** BEGIN **
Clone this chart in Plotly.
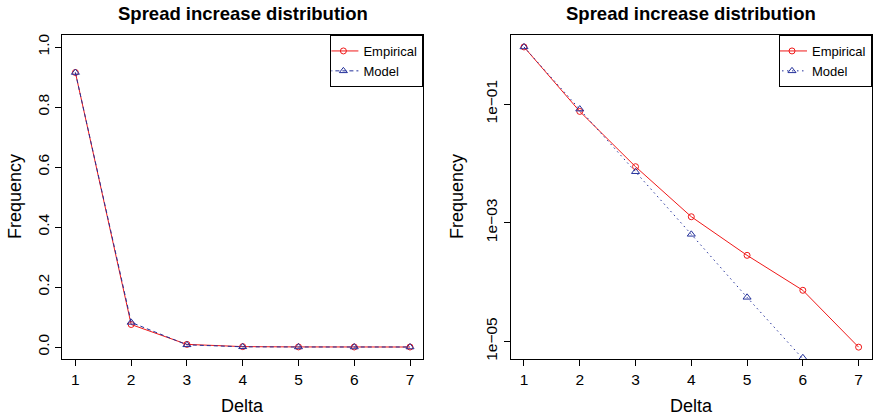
import plotly.graph_objects as go

# Spread increase (delta) and observed / fitted frequencies
delta = [1, 2, 3, 4, 5, 6, 7]
empirical = [0.915, 0.075, 0.00878, 1.26e-3, 2.82e-4, 7.26e-5, 8.0e-6]
model = [0.915, 0.082, 0.00723, 6.37e-4, 5.53e-5, 5.3e-6, 4.7e-7]

lin_ticks = [0.0, 0.2, 0.4, 0.6, 0.8, 1.0]
lin_ticktext = ["0.0", "0.2", "0.4", "0.6", "0.8", "1.0"]
log_ticks = [1e-1, 1e-3, 1e-5]
log_ticktext = ["1e\u221201", "1e\u221203", "1e\u221205"]

title_text = "Spread increase distribution"

W, H = 874, 419
FONT = "Liberation Sans, Arial, sans-serif"
RED = "#f01818"
BLUE = "#23309a"

# plot regions in pixels (left, right, top, bottom)
left_box = (62, 423.4, 35, 359)
right_box = (510.6, 872, 35, 359)


def xdom(b):
    return [b[0] / W, b[1] / W]


def ydom(b):
    return [(H - b[3]) / H, (H - b[2]) / H]


fig = go.Figure()

# left panel: linear frequency
fig.add_trace(go.Scatter(
    x=delta, y=empirical, name="Empirical", mode="lines+markers",
    line=dict(color=RED, width=1),
    marker=dict(symbol="circle-open", size=6, color=RED, line=dict(width=1)),
    xaxis="x", yaxis="y", legend="legend"))
fig.add_trace(go.Scatter(
    x=delta, y=model, name="Model", mode="lines+markers",
    line=dict(color=BLUE, width=1, dash="4px,3px"),
    marker=dict(symbol="triangle-up-open", size=7, color=BLUE, line=dict(width=1)),
    xaxis="x", yaxis="y", legend="legend"))

# right panel: log frequency
fig.add_trace(go.Scatter(
    x=delta, y=empirical, name="Empirical", mode="lines+markers",
    line=dict(color=RED, width=1),
    marker=dict(symbol="circle-open", size=6, color=RED, line=dict(width=1)),
    xaxis="x2", yaxis="y2", legend="legend2"))
fig.add_trace(go.Scatter(
    x=delta, y=model, name="Model", mode="lines+markers",
    line=dict(color=BLUE, width=1, dash="1.5px,3.5px"),
    marker=dict(symbol="triangle-up-open", size=7, color=BLUE, line=dict(width=1)),
    xaxis="x2", yaxis="y2", legend="legend2"))

axis_common = dict(
    showline=True, mirror=True, linecolor="black", linewidth=1,
    ticks="outside", ticklen=6, tickcolor="black", tickwidth=1,
    showgrid=False, zeroline=False, automargin=False,
    tickfont=dict(family=FONT, size=15.5, color="black"),
)

legend_common = dict(
    xanchor="right", yanchor="top",
    bordercolor="black", borderwidth=1, bgcolor="white",
    font=dict(family=FONT, size=13, color="black"),
    itemwidth=30, tracegroupgap=0, indentation=-8,
)

fig.update_layout(
    width=W, height=H, autosize=False,
    margin=dict(l=0, r=0, t=0, b=0),
    paper_bgcolor="white", plot_bgcolor="white",
    font=dict(family=FONT, color="black"),
    xaxis=dict(domain=xdom(left_box), range=[0.76, 7.24], anchor="y",
               tickvals=delta, **axis_common),
    yaxis=dict(domain=ydom(left_box), range=[-0.04, 1.04], anchor="x",
               tickvals=lin_ticks, ticktext=lin_ticktext, tickangle=-90,
               **axis_common),
    xaxis2=dict(domain=xdom(right_box), range=[0.76, 7.24], anchor="y2",
                tickvals=delta, **axis_common),
    yaxis2=dict(domain=ydom(right_box), type="log", range=[-5.2966, 0.1626],
                anchor="x2", tickvals=log_ticks, ticktext=log_ticktext,
                tickangle=-90, **axis_common),
    legend=dict(x=left_box[1] / W, y=ydom(left_box)[1], **legend_common),
    legend2=dict(x=right_box[1] / W, y=ydom(right_box)[1], **legend_common),
    showlegend=True,
)

annotations = []
for box in (left_box, right_box):
    cx = (box[0] + box[1]) / 2 / W
    annotations.append(dict(
        text="<b>" + title_text + "</b>", x=cx, y=(H - 13.5) / H,
        xref="paper", yref="paper", xanchor="center", yanchor="middle",
        showarrow=False, font=dict(family=FONT, size=18.5, color="black")))
    annotations.append(dict(
        text="Delta", x=cx, y=(H - 405.5) / H,
        xref="paper", yref="paper", xanchor="center", yanchor="middle",
        showarrow=False, font=dict(family=FONT, size=18, color="black")))
annotations.append(dict(
    text="Frequency", x=15 / W, y=(H - (35 + 359) / 2) / H, textangle=-90,
    xref="paper", yref="paper", xanchor="center", yanchor="middle",
    showarrow=False, font=dict(family=FONT, size=18, color="black")))
annotations.append(dict(
    text="Frequency", x=457 / W, y=(H - (35 + 359) / 2) / H, textangle=-90,
    xref="paper", yref="paper", xanchor="center", yanchor="middle",
    showarrow=False, font=dict(family=FONT, size=18, color="black")))
fig.update_layout(annotations=annotations)

fig.write_html("out.html")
** END **
## [TASK DESCRIPTION]
Reproduce each line word for word and drop the pictures.

## [ANSWER TO THE TASK]
Clone this chart in Plotly.
import plotly.graph_objects as go

# Spread increase (delta) and observed / fitted frequencies
delta = [1, 2, 3, 4, 5, 6, 7]
empirical = [0.915, 0.075, 0.00878, 1.26e-3, 2.82e-4, 7.26e-5, 8.0e-6]
model = [0.915, 0.082, 0.00723, 6.37e-4, 5.53e-5, 5.3e-6, 4.7e-7]

lin_ticks = [0.0, 0.2, 0.4, 0.6, 0.8, 1.0]
lin_ticktext = ["0.0", "0.2", "0.4", "0.6", "0.8", "1.0"]
log_ticks = [1e-1, 1e-3, 1e-5]
log_ticktext = ["1e\u221201", "1e\u221203", "1e\u221205"]

title_text = "Spread increase distribution"

W, H = 874, 419
FONT = "Liberation Sans, Arial, sans-serif"
RED = "#f01818"
BLUE = "#23309a"

# plot regions in pixels (left, right, top, bottom)
left_box = (62, 423.4, 35, 359)
right_box = (510.6, 872, 35, 359)


def xdom(b):
    return [b[0] / W, b[1] / W]


def ydom(b):
    return [(H - b[3]) / H, (H - b[2]) / H]


fig = go.Figure()

# left panel: linear frequency
fig.add_trace(go.Scatter(
    x=delta, y=empirical, name="Empirical", mode="lines+markers",
    line=dict(color=RED, width=1),
    marker=dict(symbol="circle-open", size=6, color=RED, line=dict(width=1)),
    xaxis="x", yaxis="y", legend="legend"))
fig.add_trace(go.Scatter(
    x=delta, y=model, name="Model", mode="lines+markers",
    line=dict(color=BLUE, width=1, dash="4px,3px"),
    marker=dict(symbol="triangle-up-open", size=7, color=BLUE, line=dict(width=1)),
    xaxis="x", yaxis="y", legend="legend"))

# right panel: log frequency
fig.add_trace(go.Scatter(
    x=delta, y=empirical, name="Empirical", mode="lines+markers",
    line=dict(color=RED, width=1),
    marker=dict(symbol="circle-open", size=6, color=RED, line=dict(width=1)),
    xaxis="x2", yaxis="y2", legend="legend2"))
fig.add_trace(go.Scatter(
    x=delta, y=model, name="Model", mode="lines+markers",
    line=dict(color=BLUE, width=1, dash="1.5px,3.5px"),
    marker=dict(symbol="triangle-up-open", size=7, color=BLUE, line=dict(width=1)),
    xaxis="x2", yaxis="y2", legend="legend2"))

axis_common = dict(
    showline=True, mirror=True, linecolor="black", linewidth=1,
    ticks="outside", ticklen=6, tickcolor="black", tickwidth=1,
    showgrid=False, zeroline=False, automargin=False,
    tickfont=dict(family=FONT, size=15.5, color="black"),
)

legend_common = dict(
    xanchor="right", yanchor="top",
    bordercolor="black", borderwidth=1, bgcolor="white",
    font=dict(family=FONT, size=13, color="black"),
    itemwidth=30, tracegroupgap=0, indentation=-8,
)

fig.update_layout(
    width=W, height=H, autosize=False,
    margin=dict(l=0, r=0, t=0, b=0),
    paper_bgcolor="white", plot_bgcolor="white",
    font=dict(family=FONT, color="black"),
    xaxis=dict(domain=xdom(left_box), range=[0.76, 7.24], anchor="y",
               tickvals=delta, **axis_common),
    yaxis=dict(domain=ydom(left_box), range=[-0.04, 1.04], anchor="x",
               tickvals=lin_ticks, ticktext=lin_ticktext, tickangle=-90,
               **axis_common),
    xaxis2=dict(domain=xdom(right_box), range=[0.76, 7.24], anchor="y2",
                tickvals=delta, **axis_common),
    yaxis2=dict(domain=ydom(right_box), type="log", range=[-5.2966, 0.1626],
                anchor="x2", tickvals=log_ticks, ticktext=log_ticktext,
                tickangle=-90, **axis_common),
    legend=dict(x=left_box[1] / W, y=ydom(left_box)[1], **legend_common),
    legend2=dict(x=right_box[1] / W, y=ydom(right_box)[1], **legend_common),
    showlegend=True,
)

annotations = []
for box in (left_box, right_box):
    cx = (box[0] + box[1]) / 2 / W
    annotations.append(dict(
        text="<b>" + title_text + "</b>", x=cx, y=(H - 13.5) / H,
        xref="paper", yref="paper", xanchor="center", yanchor="middle",
        showarrow=False, font=dict(family=FONT, size=18.5, color="black")))
    annotations.append(dict(
        text="Delta", x=cx, y=(H - 405.5) / H,
        xref="paper", yref="paper", xanchor="center", yanchor="middle",
        showarrow=False, font=dict(family=FONT, size=18, color="black")))
annotations.append(dict(
    text="Frequency", x=15 / W, y=(H - (35 + 359) / 2) / H, textangle=-90,
    xref="paper", yref="paper", xanchor="center", yanchor="middle",
    showarrow=False, font=dict(family=FONT, size=18, color="black")))
annotations.append(dict(
    text="Frequency", x=457 / W, y=(H - (35 + 359) / 2) / H, textangle=-90,
    xref="paper", yref="paper", xanchor="center", yanchor="middle",
    showarrow=False, font=dict(family=FONT, size=18, color="black")))
fig.update_layout(annotations=annotations)

fig.write_html("out.html")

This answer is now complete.